I think labelling things accurately is an underrated pursuit. If every label slapped onto every thing in this world was given careful thought, we would save a lot of time and energy on explaining ourselves. And for me, the label “blog”, which I have used to refer to this website for the last 5 years, is starting to feel dated.
A blog sounds calculated
Gone are the days where a blog was meant to be something completely personal. Nowadays when I hear the word “blog” I think of a company’s attempt at inbound marketing.
For a long time, I saw this personal website exactly as that - an inbound marketing platform for my online identity. I quietly enjoyed being google-searchable. I think I was trying to have an arbitrary feeling of being discoverable by potential employers.
What I’ve enjoyed the most over the last 5 years of publishing online at nickang.com is the ability to have a link I can readiliy send to friends. I’ve mostly been sending my General Assembly Singapore review article to people I meet who tell me that they’re interested in learning to code. That always leads to interesting follow-up discussions, and they also often end with the receiving party walking away with something important to think about. I thoroughly enjoy that.
But I want to move beyond this phase of blogging. I no longer feel a need to be searchable. I now feel a much stronger urge to be prolific. What I mean by prolific is to be someone who produces a lot of things. Short essays on what I have been learning living away from home, observations about humanity, even courses to help people cross the technical bridge to do more programming-empowered work.
I realised at some point that it is much more important to consistently produce and publish, even if the stuff being published are not polished, than it is to try to take calculated steps every step of the way. As I recently migrated this blog to Gatsby after using WordPress for 5 years, I realised how little coherence there is in the things I have written. But here’s the kicker: instead of wishing that I had wrote less and focused only on publishing useful articles, I found myself wishing that I had wrote a lot more. There are 360 posts on this blog at the time I’m writing this, and those are spread over a period of 5 years. Had I wrote and published more, I believe I would have already found my own niche audience, so to speak, in this vast world. And a bit more coherence.
What I’m saying is that I have not come forward and openly knowledged that I am still trying to figure out what I am about, what I am good and horrible at, and how I can contribute to people’s lives. My silence on this has forced me to pretend like I am some kind of an expert on every topic that I ever write about on this blog. That’s why I have written only 360 articles in 5 years. That’s why the posts I have written quite often sound like they come from a place of knowing rather than guessing. I want to change all of that, and I believe the first step is to openly admit that I am a work-in-progress and that I am not your guru. I am just a guy tending to my digital garden, experimenting with this and that seed, this and that watering schedule, this and that potting mix. Eventually, I’ll learn what works and find that niche.
A digital garden is personal
Like a gardener, I alone choose what I want to grow in this space.

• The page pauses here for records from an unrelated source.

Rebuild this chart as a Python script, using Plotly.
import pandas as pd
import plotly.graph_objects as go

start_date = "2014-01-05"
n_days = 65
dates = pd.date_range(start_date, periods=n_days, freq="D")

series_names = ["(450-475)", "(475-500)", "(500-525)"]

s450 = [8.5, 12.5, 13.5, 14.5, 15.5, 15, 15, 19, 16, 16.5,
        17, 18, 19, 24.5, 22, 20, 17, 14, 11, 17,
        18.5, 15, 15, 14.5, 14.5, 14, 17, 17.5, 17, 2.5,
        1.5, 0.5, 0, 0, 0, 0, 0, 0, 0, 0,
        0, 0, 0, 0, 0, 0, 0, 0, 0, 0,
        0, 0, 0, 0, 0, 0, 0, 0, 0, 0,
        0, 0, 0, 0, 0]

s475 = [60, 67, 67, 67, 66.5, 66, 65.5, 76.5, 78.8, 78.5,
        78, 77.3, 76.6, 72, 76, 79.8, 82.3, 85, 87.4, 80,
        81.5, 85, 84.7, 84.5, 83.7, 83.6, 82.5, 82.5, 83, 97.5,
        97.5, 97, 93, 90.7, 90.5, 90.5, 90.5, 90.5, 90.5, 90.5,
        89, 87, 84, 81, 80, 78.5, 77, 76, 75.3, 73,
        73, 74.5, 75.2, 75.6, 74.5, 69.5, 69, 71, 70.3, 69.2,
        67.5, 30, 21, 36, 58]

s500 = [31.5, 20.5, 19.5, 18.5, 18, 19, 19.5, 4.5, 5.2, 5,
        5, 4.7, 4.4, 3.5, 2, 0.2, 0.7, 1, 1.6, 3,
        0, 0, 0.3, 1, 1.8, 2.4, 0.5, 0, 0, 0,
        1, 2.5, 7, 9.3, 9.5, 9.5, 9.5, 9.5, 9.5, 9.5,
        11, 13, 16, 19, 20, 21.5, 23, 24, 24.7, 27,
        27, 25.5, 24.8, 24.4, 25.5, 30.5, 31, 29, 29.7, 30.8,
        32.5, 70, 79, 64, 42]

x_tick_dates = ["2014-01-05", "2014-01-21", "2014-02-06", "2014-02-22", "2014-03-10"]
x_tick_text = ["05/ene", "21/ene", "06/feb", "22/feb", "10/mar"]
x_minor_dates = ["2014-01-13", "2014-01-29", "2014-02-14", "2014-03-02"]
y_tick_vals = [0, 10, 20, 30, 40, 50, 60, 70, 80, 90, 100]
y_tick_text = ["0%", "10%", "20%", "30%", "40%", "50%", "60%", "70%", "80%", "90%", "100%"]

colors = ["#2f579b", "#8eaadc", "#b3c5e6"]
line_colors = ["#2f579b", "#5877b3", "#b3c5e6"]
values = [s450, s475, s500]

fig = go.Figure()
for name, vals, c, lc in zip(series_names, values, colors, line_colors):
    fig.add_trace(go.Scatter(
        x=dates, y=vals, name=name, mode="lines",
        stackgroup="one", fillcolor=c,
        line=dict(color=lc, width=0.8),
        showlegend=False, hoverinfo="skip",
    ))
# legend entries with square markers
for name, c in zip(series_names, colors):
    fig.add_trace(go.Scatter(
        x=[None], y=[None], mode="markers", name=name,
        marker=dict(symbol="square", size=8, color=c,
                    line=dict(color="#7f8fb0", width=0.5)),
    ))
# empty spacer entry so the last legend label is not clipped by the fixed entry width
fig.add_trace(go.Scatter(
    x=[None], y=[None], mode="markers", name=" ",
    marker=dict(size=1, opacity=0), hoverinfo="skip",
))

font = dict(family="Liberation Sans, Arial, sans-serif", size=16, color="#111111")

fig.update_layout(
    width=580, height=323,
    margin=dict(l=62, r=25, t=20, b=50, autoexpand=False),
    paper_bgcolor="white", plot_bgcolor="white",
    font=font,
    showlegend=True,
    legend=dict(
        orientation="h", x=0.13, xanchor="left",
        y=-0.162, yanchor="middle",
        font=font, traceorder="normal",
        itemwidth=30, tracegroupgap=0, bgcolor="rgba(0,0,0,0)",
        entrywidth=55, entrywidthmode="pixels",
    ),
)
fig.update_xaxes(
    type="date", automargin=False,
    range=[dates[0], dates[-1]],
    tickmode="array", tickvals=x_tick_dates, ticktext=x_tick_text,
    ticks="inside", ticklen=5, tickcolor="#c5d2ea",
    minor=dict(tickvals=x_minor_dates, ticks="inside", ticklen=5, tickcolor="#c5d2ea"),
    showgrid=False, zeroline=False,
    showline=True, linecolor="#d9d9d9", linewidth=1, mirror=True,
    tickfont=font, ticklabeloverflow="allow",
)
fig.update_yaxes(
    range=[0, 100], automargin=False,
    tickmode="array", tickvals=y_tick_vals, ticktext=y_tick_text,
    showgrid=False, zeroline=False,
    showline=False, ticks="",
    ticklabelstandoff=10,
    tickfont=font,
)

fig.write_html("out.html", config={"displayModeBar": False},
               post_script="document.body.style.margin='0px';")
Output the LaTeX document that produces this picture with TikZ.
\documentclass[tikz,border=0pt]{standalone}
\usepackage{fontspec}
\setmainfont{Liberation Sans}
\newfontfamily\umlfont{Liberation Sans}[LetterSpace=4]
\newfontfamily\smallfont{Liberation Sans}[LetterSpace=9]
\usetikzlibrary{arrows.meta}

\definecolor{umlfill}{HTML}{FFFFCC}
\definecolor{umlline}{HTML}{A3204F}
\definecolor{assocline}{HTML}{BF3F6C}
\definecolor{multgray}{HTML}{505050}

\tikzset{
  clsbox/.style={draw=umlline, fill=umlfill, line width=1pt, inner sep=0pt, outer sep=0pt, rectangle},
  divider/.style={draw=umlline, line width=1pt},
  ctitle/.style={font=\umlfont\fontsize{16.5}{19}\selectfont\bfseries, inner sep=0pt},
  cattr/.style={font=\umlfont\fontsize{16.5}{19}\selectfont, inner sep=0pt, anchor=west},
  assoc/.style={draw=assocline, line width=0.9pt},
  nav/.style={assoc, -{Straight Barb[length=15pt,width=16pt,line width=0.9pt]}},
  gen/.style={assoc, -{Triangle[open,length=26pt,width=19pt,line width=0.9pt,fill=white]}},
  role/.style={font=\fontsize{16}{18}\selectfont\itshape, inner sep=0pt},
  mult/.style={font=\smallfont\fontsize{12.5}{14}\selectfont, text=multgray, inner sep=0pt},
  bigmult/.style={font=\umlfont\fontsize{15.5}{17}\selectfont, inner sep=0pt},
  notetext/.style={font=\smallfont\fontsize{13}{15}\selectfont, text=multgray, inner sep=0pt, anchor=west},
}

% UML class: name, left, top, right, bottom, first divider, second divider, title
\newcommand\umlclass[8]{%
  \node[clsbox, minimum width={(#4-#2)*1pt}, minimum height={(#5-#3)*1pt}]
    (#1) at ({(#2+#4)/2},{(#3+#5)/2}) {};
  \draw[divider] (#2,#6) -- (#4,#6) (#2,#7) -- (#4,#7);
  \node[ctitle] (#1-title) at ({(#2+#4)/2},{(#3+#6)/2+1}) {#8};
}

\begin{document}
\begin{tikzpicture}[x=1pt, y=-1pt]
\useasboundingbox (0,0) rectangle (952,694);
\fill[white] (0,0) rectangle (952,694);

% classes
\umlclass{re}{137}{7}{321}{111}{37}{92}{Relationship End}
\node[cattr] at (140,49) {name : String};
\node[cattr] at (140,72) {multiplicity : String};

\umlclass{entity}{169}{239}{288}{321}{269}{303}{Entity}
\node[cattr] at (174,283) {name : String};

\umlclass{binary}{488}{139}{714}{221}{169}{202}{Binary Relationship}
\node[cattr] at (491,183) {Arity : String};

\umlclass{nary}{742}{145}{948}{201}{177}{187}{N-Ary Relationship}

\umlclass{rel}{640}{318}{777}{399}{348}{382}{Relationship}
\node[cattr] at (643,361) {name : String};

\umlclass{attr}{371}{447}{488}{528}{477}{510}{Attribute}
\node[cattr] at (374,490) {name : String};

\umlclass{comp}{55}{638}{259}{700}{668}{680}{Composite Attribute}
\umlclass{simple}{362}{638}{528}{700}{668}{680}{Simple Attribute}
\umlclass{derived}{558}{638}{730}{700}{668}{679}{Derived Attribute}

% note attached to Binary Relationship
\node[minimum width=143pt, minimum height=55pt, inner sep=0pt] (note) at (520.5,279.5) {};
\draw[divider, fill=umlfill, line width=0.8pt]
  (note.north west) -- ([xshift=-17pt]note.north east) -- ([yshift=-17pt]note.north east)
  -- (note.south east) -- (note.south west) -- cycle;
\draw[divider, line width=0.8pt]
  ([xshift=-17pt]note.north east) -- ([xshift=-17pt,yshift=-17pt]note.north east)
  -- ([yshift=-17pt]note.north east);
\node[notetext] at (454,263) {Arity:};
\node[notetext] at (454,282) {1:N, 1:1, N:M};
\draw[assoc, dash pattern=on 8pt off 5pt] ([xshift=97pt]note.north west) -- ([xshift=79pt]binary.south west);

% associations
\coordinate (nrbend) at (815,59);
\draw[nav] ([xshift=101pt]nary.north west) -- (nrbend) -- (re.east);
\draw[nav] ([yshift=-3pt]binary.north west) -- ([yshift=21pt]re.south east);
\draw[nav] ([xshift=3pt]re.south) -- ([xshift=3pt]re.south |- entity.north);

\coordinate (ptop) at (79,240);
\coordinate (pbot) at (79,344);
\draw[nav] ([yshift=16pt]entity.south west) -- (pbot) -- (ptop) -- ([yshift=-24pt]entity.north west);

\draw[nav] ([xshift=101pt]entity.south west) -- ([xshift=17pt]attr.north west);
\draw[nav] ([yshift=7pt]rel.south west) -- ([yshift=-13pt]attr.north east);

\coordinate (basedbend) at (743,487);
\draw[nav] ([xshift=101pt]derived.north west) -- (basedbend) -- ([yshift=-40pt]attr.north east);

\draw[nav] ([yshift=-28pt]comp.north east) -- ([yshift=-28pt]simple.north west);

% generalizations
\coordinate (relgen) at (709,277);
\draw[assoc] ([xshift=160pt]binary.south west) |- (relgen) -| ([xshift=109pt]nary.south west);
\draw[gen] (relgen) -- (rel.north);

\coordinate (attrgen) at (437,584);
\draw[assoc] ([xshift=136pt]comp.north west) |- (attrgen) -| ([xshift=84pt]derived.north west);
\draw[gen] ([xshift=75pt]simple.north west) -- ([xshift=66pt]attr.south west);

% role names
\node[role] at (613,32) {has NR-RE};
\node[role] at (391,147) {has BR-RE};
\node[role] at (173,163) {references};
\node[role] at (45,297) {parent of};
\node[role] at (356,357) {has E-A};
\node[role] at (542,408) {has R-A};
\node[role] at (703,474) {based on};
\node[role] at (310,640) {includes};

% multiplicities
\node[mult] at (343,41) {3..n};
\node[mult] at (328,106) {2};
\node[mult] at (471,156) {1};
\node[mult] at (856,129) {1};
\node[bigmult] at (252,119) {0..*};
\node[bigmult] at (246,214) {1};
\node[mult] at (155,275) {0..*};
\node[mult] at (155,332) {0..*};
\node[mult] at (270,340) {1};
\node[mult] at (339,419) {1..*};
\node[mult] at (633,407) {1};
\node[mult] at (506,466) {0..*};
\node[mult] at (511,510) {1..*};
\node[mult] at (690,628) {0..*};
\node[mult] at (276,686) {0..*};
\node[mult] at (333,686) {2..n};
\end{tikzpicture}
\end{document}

If you don’t like it, and that seems probable, you are free to visit other gardens. I do not take responsibility for how my garden makes you feel. The world is vast and my garden is small and I want it to be personal.
Perhaps a point of clarification is needed. Personal does not mean that I aim to produce self-gratifying articles. No, I still want to refrain from writing things that only satisfy my own soul and ego. “Personal” here just means that I retain the license to be creative, bold, whacky, stupid, or fancy in here. I don’t intend to be fancy but I just wanted to say that even that is something I retain the right to. I would still like to write things that click with some people. Like someone’s backyard garden that you happen to walk by, I hope that this digital garden puts a smile on your face because it just looks so… human.
Welcome to my digital garden
So, I’ll start referring to this place as my digital garden because of the reasons above. It is just a more accurate label.
As it happens, my wife and I are very into growing plants right now in our apartment in Berlin. We have never had the green thumbs but we are managing alright. I spend at least 15 minutes everyday now watering, inspecting, and appreciating the growing plethora of plants around us. They bring me a simple kind of joy that I have been missing in my life until now.
I hope that by changing labels from “blog” to “digital garden”, this place will bring about more joy to me and the few of you who may decide to come visit once in a while.